Oleh: Kavadya Syska, S.P., M.Si. (Dosen Bidang Teknologi Pangan – Food Technologist, Universitas Nahdlatul Ulama)
Fosil bahan bakar telah lama menjadi penyebab utama perubahan iklim, sehingga transisi ke sumber energi alternatif semakin mendesak. Dalam konteks ini, biofuel seperti bioetanol muncul sebagai solusi yang menjanjikan. Bioetanol tidak hanya dapat mengurangi ketergantungan kita pada bahan bakar fosil, tetapi juga dapat digunakan dengan mesin pembakaran internal yang sudah ada, sehingga mempercepat adopsi teknologi ramah lingkungan ini dalam sektor transportasi.

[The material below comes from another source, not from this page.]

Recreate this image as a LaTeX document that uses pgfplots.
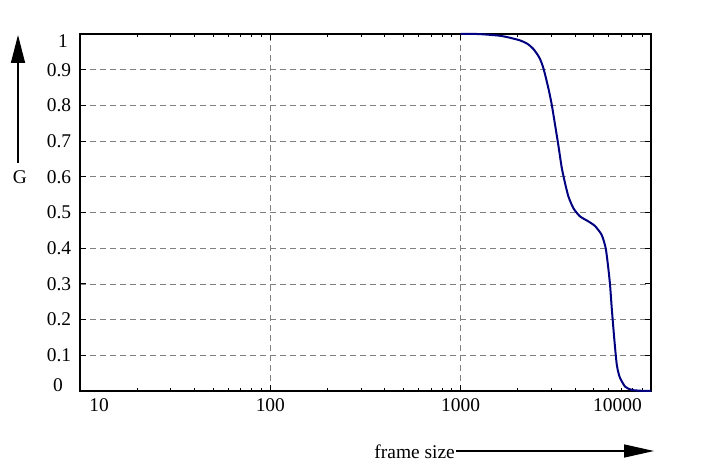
\documentclass[border=0pt]{standalone}
\usepackage{pgfplots}
\pgfplotsset{compat=1.18}
\usepackage{fontspec}
\setmainfont{Liberation Serif}
\usetikzlibrary{arrows.meta}
\definecolor{curve}{RGB}{0,0,128}

\begin{document}
\fontsize{19.5}{22}\selectfont
\begin{tikzpicture}
\useasboundingbox (-80bp,-76bp) rectangle (622bp,391bp);
\begin{axis}[
    scale only axis,
    width=571bp, height=357bp,
    xmode=log,
    xmin=10, xmax=10000,
    ymin=0, ymax=1,
    clip=false,
    /pgf/number format/assume math mode=true,
    xtick={10,100,1000,10000},
    xticklabels={,100,1000,},
    minor xtick={20,30,40,50,60,70,80,90,200,300,400,500,600,700,800,900,2000,3000,4000,5000,6000,7000,8000,9000},
    ytick={0,0.1,0.2,0.3,0.4,0.5,0.6,0.7,0.8,0.9,1},
    yticklabels={,0.1,0.2,0.3,0.4,0.5,0.6,0.7,0.8,0.9,},
    xticklabel style={anchor=center, yshift=-14.5bp},
    yticklabel style={anchor=center, xshift=-21bp},
    tick align=inside,
    major tick length=6bp,
    minor tick length=3bp,
    every tick/.style={black, line width=1bp},
    axis line style={line width=1.5bp},
    grid=major,
    major grid style={gray, line width=0.7bp, dash pattern=on 6bp off 4bp},
]
\addplot[curve, line width=2bp, smooth, tension=0.4] coordinates {
(1000,1.0) (1215,1.0) (1400,0.998) (1611,0.995) (1800,0.99) (2052,0.982)
(2250,0.972) (2410,0.958) (2520,0.944) (2612,0.930) (2721,0.904)
(2890,0.848) (3012,0.801) (3134,0.745) (3261,0.688) (3398,0.625)
(3536,0.582) (3681,0.545) (3910,0.512) (4239,0.489) (4690,0.475)
(5083,0.462) (5508,0.437) (5780,0.400) (5966,0.344) (6093,0.297)
(6220,0.232) (6343,0.176) (6477,0.120) (6612,0.073) (6750,0.050)
(6883,0.036) (7318,0.012) (7933,0.003) (9000,0.0005) (10000,0.0)
};
\node at (rel axis cs:0,0) [xshift=19bp, yshift=-14.5bp] {10};
\node at (rel axis cs:1,0) [xshift=-33.5bp, yshift=-14.5bp] {10000};
\node at (rel axis cs:0,0) [xshift=-22bp, yshift=5.5bp] {0};
\node at (rel axis cs:0,1) [xshift=-17bp, yshift=-7bp] {1};
\end{axis}
\draw[line width=1.5bp, -{Triangle[length=28bp,width=14bp]}] (-62bp,228bp) -- (-62bp,356bp);
\node at (-60bp,214bp) {G};
\draw[line width=1.5bp, -{Triangle[length=30bp,width=13bp]}] (376bp,-60bp) -- (574bp,-60bp);
\node[anchor=base east, inner sep=1bp] at (376bp,-67bp) {frame size};
\end{tikzpicture}
\end{document}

Produksi bioetanol umumnya dilakukan melalui fermentasi mikroba terhadap gula fermentasi, seperti glukosa. Proses ini memungkinkan konversi bahan baku menjadi etanol, yang bisa digunakan sebagai bahan bakar. Secara tradisional, bahan baku pertama yang digunakan termasuk biji-bijian, tebu, dan bit gula. Namun, dengan meningkatnya kekhawatiran mengenai keberlanjutan pangan, perhatian kini beralih ke bahan baku lignoselulosa (generasi kedua) dan biomassa alga (generasi ketiga). Bahan baku ini menawarkan potensi yang lebih besar untuk produksi bioetanol tanpa bersaing dengan kebutuhan pangan.
Kualitas dan jumlah etanol yang dihasilkan selama proses fermentasi dipengaruhi oleh berbagai faktor, termasuk jenis bahan baku, kondisi fermentasi, dan kesehatan ragi. Oleh karena itu, penelitian yang mendalam mengenai teknologi fermentasi dan praktik yang digunakan sangat penting untuk meningkatkan hasil produksi. Dalam kajian ini, berbagai teknologi dan praktik fermentasi yang digunakan dalam produksi bioetanol dibandingkan, memberikan gambaran tentang bagaimana cara meningkatkan efisiensi dan hasil produksi.
Pentingnya menjaga homeostasis nutrisi ragi selama fermentasi juga harus diperhatikan. Ragi merupakan komponen vital dalam proses fermentasi, dan keseimbangan nutrisi yang baik akan mendukung aktivitas metabolisme ragi, sehingga menghasilkan etanol yang lebih banyak dan lebih berkualitas. Oleh karena itu, pemahaman yang baik mengenai kebutuhan nutrisi ragi dan bagaimana cara mengelolanya selama proses fermentasi sangat penting.
Selain itu, review ini memberikan wawasan bagi produsen industri dan pembuat kebijakan mengenai teknologi yang tersedia, hasil bioetanol yang dicapai melalui praktik manufaktur saat ini, serta tujuan untuk inovasi di masa depan. Dengan pemahaman yang lebih baik tentang produksi bioetanol, pemangku kepentingan dapat membuat keputusan yang lebih baik mengenai investasi dan pengembangan teknologi baru dalam sektor energi terbarukan.
Ke depan, penting untuk terus mengeksplorasi dan mengembangkan sumber bahan baku baru serta teknologi baru yang dapat meningkatkan efisiensi produksi bioetanol. Hal ini tidak hanya berkontribusi terhadap keberlanjutan energi, tetapi juga dapat memberikan alternatif yang lebih ramah lingkungan bagi masyarakat global yang semakin mengandalkan energi terbarukan.
Dengan potensi yang sangat besar untuk mengurangi emisi karbon dan dampak lingkungan, bioetanol dari berbagai sumber bahan baku dapat menjadi salah satu kunci dalam transisi menuju sistem energi yang lebih berkelanjutan dan berdaya saing. Pendekatan inovatif dalam penelitian dan pengembangan di bidang ini akan menjadi sangat penting untuk mencapai target keberlanjutan di masa depan.